## [Instruction]
Repeat the full listing, word for word.

## [Data section]

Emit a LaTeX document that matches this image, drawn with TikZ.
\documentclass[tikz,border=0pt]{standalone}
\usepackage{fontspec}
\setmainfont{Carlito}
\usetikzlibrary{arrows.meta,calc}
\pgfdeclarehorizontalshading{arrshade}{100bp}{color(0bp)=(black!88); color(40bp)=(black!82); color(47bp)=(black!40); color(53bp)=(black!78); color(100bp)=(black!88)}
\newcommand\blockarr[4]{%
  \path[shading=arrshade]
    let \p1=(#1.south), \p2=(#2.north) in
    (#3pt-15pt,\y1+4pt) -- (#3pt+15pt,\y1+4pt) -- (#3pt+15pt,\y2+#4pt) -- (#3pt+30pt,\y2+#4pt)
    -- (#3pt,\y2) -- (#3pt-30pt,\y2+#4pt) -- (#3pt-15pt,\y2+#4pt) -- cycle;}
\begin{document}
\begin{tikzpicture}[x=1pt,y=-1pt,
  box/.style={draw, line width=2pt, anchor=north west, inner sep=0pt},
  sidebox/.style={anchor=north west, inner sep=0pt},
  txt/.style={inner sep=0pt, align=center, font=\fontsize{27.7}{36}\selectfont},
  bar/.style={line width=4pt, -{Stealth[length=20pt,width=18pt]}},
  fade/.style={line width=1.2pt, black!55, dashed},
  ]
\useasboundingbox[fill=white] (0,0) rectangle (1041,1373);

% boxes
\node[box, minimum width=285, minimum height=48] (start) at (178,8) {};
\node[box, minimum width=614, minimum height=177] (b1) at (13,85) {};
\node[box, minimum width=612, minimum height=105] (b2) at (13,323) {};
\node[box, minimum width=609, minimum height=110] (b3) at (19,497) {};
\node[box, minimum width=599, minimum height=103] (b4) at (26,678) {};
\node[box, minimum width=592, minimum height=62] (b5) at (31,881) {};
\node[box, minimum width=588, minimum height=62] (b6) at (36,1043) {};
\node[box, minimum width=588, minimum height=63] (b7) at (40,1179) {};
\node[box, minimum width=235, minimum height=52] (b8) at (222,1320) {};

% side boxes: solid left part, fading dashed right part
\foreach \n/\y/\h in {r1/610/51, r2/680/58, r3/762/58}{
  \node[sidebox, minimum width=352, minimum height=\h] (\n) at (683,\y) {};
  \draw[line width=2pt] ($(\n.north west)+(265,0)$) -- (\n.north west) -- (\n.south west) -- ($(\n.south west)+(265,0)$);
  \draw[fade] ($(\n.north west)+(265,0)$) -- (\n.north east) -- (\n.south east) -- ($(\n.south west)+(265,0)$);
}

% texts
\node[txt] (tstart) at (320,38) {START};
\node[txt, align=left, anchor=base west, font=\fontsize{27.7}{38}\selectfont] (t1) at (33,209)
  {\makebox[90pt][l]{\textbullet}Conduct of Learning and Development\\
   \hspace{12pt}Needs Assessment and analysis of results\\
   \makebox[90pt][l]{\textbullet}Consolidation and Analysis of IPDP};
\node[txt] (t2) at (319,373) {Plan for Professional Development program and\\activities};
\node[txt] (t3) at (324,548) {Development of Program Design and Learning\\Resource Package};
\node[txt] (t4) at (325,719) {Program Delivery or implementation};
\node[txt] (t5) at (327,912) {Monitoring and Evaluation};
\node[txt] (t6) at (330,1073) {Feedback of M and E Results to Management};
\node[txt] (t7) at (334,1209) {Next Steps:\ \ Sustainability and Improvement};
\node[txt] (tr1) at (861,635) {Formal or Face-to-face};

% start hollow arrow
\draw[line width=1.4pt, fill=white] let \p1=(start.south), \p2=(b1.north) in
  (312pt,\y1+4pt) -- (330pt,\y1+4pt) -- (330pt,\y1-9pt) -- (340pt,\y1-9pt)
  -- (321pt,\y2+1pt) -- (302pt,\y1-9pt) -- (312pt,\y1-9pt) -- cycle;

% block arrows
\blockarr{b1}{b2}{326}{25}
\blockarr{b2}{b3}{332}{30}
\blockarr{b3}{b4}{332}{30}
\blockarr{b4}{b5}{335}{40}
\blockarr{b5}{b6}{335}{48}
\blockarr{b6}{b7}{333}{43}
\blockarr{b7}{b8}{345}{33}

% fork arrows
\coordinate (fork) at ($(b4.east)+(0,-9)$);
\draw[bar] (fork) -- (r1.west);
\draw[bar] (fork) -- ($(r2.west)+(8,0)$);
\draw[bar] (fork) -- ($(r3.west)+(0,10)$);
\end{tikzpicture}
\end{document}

## [Task solution]
Emit a LaTeX document that matches this image, drawn with TikZ.
\documentclass[tikz,border=0pt]{standalone}
\usepackage{fontspec}
\setmainfont{Carlito}
\usetikzlibrary{arrows.meta,calc}
\pgfdeclarehorizontalshading{arrshade}{100bp}{color(0bp)=(black!88); color(40bp)=(black!82); color(47bp)=(black!40); color(53bp)=(black!78); color(100bp)=(black!88)}
\newcommand\blockarr[4]{%
  \path[shading=arrshade]
    let \p1=(#1.south), \p2=(#2.north) in
    (#3pt-15pt,\y1+4pt) -- (#3pt+15pt,\y1+4pt) -- (#3pt+15pt,\y2+#4pt) -- (#3pt+30pt,\y2+#4pt)
    -- (#3pt,\y2) -- (#3pt-30pt,\y2+#4pt) -- (#3pt-15pt,\y2+#4pt) -- cycle;}
\begin{document}
\begin{tikzpicture}[x=1pt,y=-1pt,
  box/.style={draw, line width=2pt, anchor=north west, inner sep=0pt},
  sidebox/.style={anchor=north west, inner sep=0pt},
  txt/.style={inner sep=0pt, align=center, font=\fontsize{27.7}{36}\selectfont},
  bar/.style={line width=4pt, -{Stealth[length=20pt,width=18pt]}},
  fade/.style={line width=1.2pt, black!55, dashed},
  ]
\useasboundingbox[fill=white] (0,0) rectangle (1041,1373);

% boxes
\node[box, minimum width=285, minimum height=48] (start) at (178,8) {};
\node[box, minimum width=614, minimum height=177] (b1) at (13,85) {};
\node[box, minimum width=612, minimum height=105] (b2) at (13,323) {};
\node[box, minimum width=609, minimum height=110] (b3) at (19,497) {};
\node[box, minimum width=599, minimum height=103] (b4) at (26,678) {};
\node[box, minimum width=592, minimum height=62] (b5) at (31,881) {};
\node[box, minimum width=588, minimum height=62] (b6) at (36,1043) {};
\node[box, minimum width=588, minimum height=63] (b7) at (40,1179) {};
\node[box, minimum width=235, minimum height=52] (b8) at (222,1320) {};

% side boxes: solid left part, fading dashed right part
\foreach \n/\y/\h in {r1/610/51, r2/680/58, r3/762/58}{
  \node[sidebox, minimum width=352, minimum height=\h] (\n) at (683,\y) {};
  \draw[line width=2pt] ($(\n.north west)+(265,0)$) -- (\n.north west) -- (\n.south west) -- ($(\n.south west)+(265,0)$);
  \draw[fade] ($(\n.north west)+(265,0)$) -- (\n.north east) -- (\n.south east) -- ($(\n.south west)+(265,0)$);
}

% texts
\node[txt] (tstart) at (320,38) {START};
\node[txt, align=left, anchor=base west, font=\fontsize{27.7}{38}\selectfont] (t1) at (33,209)
  {\makebox[90pt][l]{\textbullet}Conduct of Learning and Development\\
   \hspace{12pt}Needs Assessment and analysis of results\\
   \makebox[90pt][l]{\textbullet}Consolidation and Analysis of IPDP};
\node[txt] (t2) at (319,373) {Plan for Professional Development program and\\activities};
\node[txt] (t3) at (324,548) {Development of Program Design and Learning\\Resource Package};
\node[txt] (t4) at (325,719) {Program Delivery or implementation};
\node[txt] (t5) at (327,912) {Monitoring and Evaluation};
\node[txt] (t6) at (330,1073) {Feedback of M and E Results to Management};
\node[txt] (t7) at (334,1209) {Next Steps:\ \ Sustainability and Improvement};
\node[txt] (tr1) at (861,635) {Formal or Face-to-face};

% start hollow arrow
\draw[line width=1.4pt, fill=white] let \p1=(start.south), \p2=(b1.north) in
  (312pt,\y1+4pt) -- (330pt,\y1+4pt) -- (330pt,\y1-9pt) -- (340pt,\y1-9pt)
  -- (321pt,\y2+1pt) -- (302pt,\y1-9pt) -- (312pt,\y1-9pt) -- cycle;

% block arrows
\blockarr{b1}{b2}{326}{25}
\blockarr{b2}{b3}{332}{30}
\blockarr{b3}{b4}{332}{30}
\blockarr{b4}{b5}{335}{40}
\blockarr{b5}{b6}{335}{48}
\blockarr{b6}{b7}{333}{43}
\blockarr{b7}{b8}{345}{33}

% fork arrows
\coordinate (fork) at ($(b4.east)+(0,-9)$);
\draw[bar] (fork) -- (r1.west);
\draw[bar] (fork) -- ($(r2.west)+(8,0)$);
\draw[bar] (fork) -- ($(r3.west)+(0,10)$);
\end{tikzpicture}
\end{document}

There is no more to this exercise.